We should work less, announced the Daily Mail this week,
reporting on a paper produced by a "liberal thinktank" in the
States.
We immediately turned off our computers and went to the pub.
When we returned to the office some time later, we cast a quick eye
over the text - and the optimistic-sounding claim that Americans
could prevent a temperature rise of up to 1.3 degrees by working
"0.5 per cent less each year". Sounds great, but could it really be
true?
Work like a European
The Mail's report is based on a
paper by the Center for Economic and Policy Research in
Washington DC. Citing
studies showing that lower working hours are associated with
lower greenhouse gas emissions, the paper undertakes a number of
calculations to explore what that might mean in practice.
Using emissions scenarios created by the Intergovernmental Panel
on Climate Change (IPCC) as a baseline, author David Rosnick
compares two different possible futures - one where the world
"converges on the work habits of those in the United States" and
one where everyone kicks back a bit more and works like a European.
A paper published by the same author
in 2006 argued that shorter working hours in Europe mean that
Europeans consume less energy, leading to lower greenhouse gas
emissions.
Americans get to save the world? Not really
So what does the paper find? In a subheading, the Mail
reports:
"By working 0.5 per cent less each year,
Americans can prevent a temperature rise of up to 1.3 degrees."
It later adds:
"If the 'Western European' working model
was to be adopted in the U.S., it could reduce the global
temperature rise expected by 2100 with up to 50 per cent."
This is a pretty breathtaking conclusion. Sadly, it isn't
correct - for two reasons.
First, Rosnick's paper compares what might happen across the
whole world - not just in North America. In other words, it also
includes the developing world. Rosnick writes:
"For developing countries, [the European
working model] amounts to trading in one-tenth to one-quarter of
baseline income gains for increased leisure."
Parking for a moment the not insignificant question of whether
the developing world would be willing to trade quite a substantial
chunk of growth in income for fewer emissions, this does torpedo
the "Americans get to save the world" line.

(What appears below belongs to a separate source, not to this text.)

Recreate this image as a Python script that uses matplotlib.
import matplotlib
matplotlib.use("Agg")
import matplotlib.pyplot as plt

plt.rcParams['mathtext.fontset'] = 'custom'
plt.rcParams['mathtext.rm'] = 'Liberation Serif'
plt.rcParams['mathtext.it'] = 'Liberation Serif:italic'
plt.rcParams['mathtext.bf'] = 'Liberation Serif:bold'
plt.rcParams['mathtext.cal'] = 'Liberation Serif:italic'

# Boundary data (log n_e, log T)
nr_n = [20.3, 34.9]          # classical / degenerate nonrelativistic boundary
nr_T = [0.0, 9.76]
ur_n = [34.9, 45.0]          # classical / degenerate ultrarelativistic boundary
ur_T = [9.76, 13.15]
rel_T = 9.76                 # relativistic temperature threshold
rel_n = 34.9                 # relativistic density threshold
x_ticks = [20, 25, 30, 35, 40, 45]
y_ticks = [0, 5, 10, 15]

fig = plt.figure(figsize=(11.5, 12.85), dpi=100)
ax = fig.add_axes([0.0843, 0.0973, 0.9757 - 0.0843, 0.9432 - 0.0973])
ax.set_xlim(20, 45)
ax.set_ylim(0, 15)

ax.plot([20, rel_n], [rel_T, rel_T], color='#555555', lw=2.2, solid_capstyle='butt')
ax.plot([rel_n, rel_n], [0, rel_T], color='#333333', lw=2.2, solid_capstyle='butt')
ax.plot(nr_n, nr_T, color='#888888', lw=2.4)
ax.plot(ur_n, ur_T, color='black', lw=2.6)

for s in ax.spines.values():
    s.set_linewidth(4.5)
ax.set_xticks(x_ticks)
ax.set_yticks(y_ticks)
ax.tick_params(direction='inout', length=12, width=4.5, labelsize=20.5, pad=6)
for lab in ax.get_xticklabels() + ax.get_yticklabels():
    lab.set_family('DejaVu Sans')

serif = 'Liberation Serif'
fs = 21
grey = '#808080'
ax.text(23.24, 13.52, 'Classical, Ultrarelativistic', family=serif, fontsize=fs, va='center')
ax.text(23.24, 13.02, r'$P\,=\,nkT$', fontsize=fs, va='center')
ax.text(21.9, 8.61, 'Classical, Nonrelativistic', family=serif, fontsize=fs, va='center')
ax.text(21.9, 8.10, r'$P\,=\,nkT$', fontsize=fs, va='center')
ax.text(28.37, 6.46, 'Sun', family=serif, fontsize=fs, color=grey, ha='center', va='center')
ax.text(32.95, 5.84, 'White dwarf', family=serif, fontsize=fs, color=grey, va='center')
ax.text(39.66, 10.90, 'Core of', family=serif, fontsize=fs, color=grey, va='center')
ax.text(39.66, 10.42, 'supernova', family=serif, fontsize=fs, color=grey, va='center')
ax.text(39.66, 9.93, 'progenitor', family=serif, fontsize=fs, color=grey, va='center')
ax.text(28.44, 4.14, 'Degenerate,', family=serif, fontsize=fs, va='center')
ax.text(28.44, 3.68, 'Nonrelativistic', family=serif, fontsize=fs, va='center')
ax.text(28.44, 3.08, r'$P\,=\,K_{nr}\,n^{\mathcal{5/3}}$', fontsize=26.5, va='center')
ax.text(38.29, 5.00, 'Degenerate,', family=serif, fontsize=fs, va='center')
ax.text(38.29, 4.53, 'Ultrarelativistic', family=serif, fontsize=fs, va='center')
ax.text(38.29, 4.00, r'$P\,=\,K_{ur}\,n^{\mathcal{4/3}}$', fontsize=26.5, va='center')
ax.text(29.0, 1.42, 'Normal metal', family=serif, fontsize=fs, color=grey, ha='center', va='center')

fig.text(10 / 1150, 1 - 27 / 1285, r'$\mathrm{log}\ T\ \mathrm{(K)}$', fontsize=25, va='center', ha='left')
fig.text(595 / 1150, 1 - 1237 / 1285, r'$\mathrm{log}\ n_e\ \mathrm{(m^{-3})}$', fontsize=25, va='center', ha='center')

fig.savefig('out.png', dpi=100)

Second, the European working style doesn't reduce global
temperature rise expected in 2100 by up to fifty per cent.
According to Rosnick's work, it reduces 25 to 50 per cent of
"addressable warming" - that is the warming that will happen anyway
from emissions from the rest of the economy.
In fact, Rosnick estimates that 40 to 70 per cent of warming is
already locked in by expected greenhouse gas emissions over the
next century.
A few complications
This is clearly a media-friendly story, and the Mail's article
is accompanied by some lovely stock photos of happy
(emissions-free) families on holiday and unhappy (emissions-heavy)
commuters and workers.

A family thinks about working less and reducing carbon
emissions.
It does highlight an interesting point. Rosnick isn't the first
to float the idea that less work could be associated with fewer
greenhouse gas emissions, and doesn't necessarily result in greater
productivity or greater human
happiness.
The Mail article also accurately reports Rosnick's conclusions
later in the article - highlighting both the role of developing
countries and that of 'locked in' greenhouse gases.

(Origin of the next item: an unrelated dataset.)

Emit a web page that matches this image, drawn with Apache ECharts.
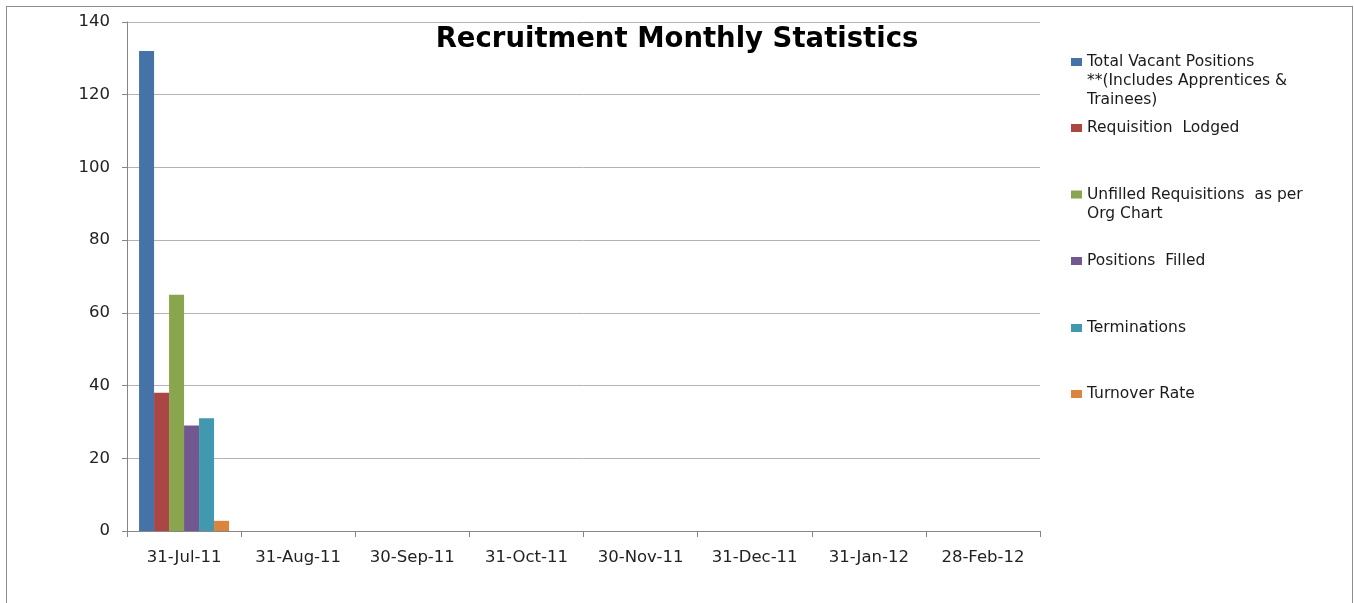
<!DOCTYPE html>
<html>
<head>
<meta charset="utf-8">
<script src="https://cdn.jsdelivr.net/npm/echarts@6/dist/echarts.min.js"></script>
<style>
  html, body { margin: 0; padding: 0; background: #fff; }
  .frame {
    position: absolute; left: 6px; top: 6px; width: 1345px; height: 700px;
    border: 1px solid #8c8c8c;
  }
  #chart { position: absolute; left: 0; top: 0; width: 1354px; height: 603px; }
</style>
</head>
<body>
<div class="frame"></div>
<div id="chart"></div>
<script>
  // 数据
  const categories = ['31-Jul-11', '31-Aug-11', '30-Sep-11', '31-Oct-11', '30-Nov-11', '31-Dec-11', '31-Jan-12', '28-Feb-12'];
  const totalVacant = [132, null, null, null, null, null, null, null];
  const requisitionLodged = [38, null, null, null, null, null, null, null];
  const unfilledRequisitions = [65, null, null, null, null, null, null, null];
  const positionsFilled = [29, null, null, null, null, null, null, null];
  const terminations = [31, null, null, null, null, null, null, null];
  const turnoverRate = [2.8, null, null, null, null, null, null, null];

  const seriesNames = [
    'Total Vacant Positions\n**(Includes Apprentices &\nTrainees)',
    'Requisition  Lodged',
    'Unfilled Requisitions  as per\nOrg Chart',
    'Positions  Filled',
    'Terminations',
    'Turnover Rate',
  ];
  const seriesData = [totalVacant, requisitionLodged, unfilledRequisitions, positionsFilled, terminations, turnoverRate];
  const colors = ['#4572A7', '#AA4643', '#89A54E', '#71588F', '#4198AF', '#DB843D'];

  const LH = 19;
  const iconCenters = [62, 128, 194.5, 261, 328, 394]; // 图例图标中心 y
  const font = 'DejaVu Sans';

  // 每个图例单独一个 legend，前面补空行让图标对齐第一行文字
  const legends = seriesNames.map((name, i) => {
    const n = name.split('\n').length;
    return {
      orient: 'vertical',
      left: 1071,
      top: iconCenters[i] - ((2 * n - 1) * LH) / 2,
      padding: 0,
      itemWidth: 11,
      itemHeight: 8,
      selectedMode: false,
      data: [{ name: name, icon: 'rect' }],
      formatter: (nm) => '\u00a0\n'.repeat(n - 1) + nm,
      textStyle: { fontFamily: font, fontSize: 15.5, color: '#1a1a1a', lineHeight: LH },
    };
  });

  const chart = echarts.init(document.getElementById('chart'));
  const option = {
    animation: false,
    color: colors,
    title: {
      text: 'Recruitment Monthly Statistics',
      left: 'center',
      top: 26,
      padding: 0,
      textStyle: { fontFamily: font, fontSize: 27.5, fontWeight: 'bold', color: '#000' },
    },
    legend: legends,
    grid: { left: 127, right: 314, top: 22, bottom: 72 },
    xAxis: {
      type: 'category',
      data: categories,
      axisLine: { lineStyle: { color: '#868686' } },
      axisTick: { show: true, length: 6, lineStyle: { color: '#868686' } },
      axisLabel: { fontFamily: font, fontSize: 16.5, color: '#222', margin: 18 },
    },
    yAxis: {
      type: 'value',
      min: 0,
      max: 140,
      interval: 20,
      axisLine: { show: true, lineStyle: { color: '#868686' } },
      axisTick: { show: true, length: 5, lineStyle: { color: '#868686' } },
      axisLabel: { fontFamily: font, fontSize: 16.5, color: '#222', margin: 17 },
      splitLine: { lineStyle: { color: '#b3b3b3' } },
    },
    series: seriesNames.map((name, i) => ({
      name: name,
      type: 'bar',
      data: seriesData[i],
      barWidth: 15,
      barGap: 0,
      itemStyle: { color: colors[i] },
    })),
  };
  chart.setOption(option);
</script>
</body>
</html>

There are some questions that could be asked about the
real-world application of Rosnick's paper, however. The top-line
conclusion is based on the assumption that a one per cent reduction
in hours leads to at least a one per cent reduction in emissions.
In that sense the overall conclusion is not that
surprising.
Meanwhile the question of whether developing countries would be
willing to constrain working hours for the sake of greenhouse gas
emissions seems like rather a large one.
That said, it is Friday afternoon, so let yourself be persuaded.
And with that in mind, we're off to the pub again.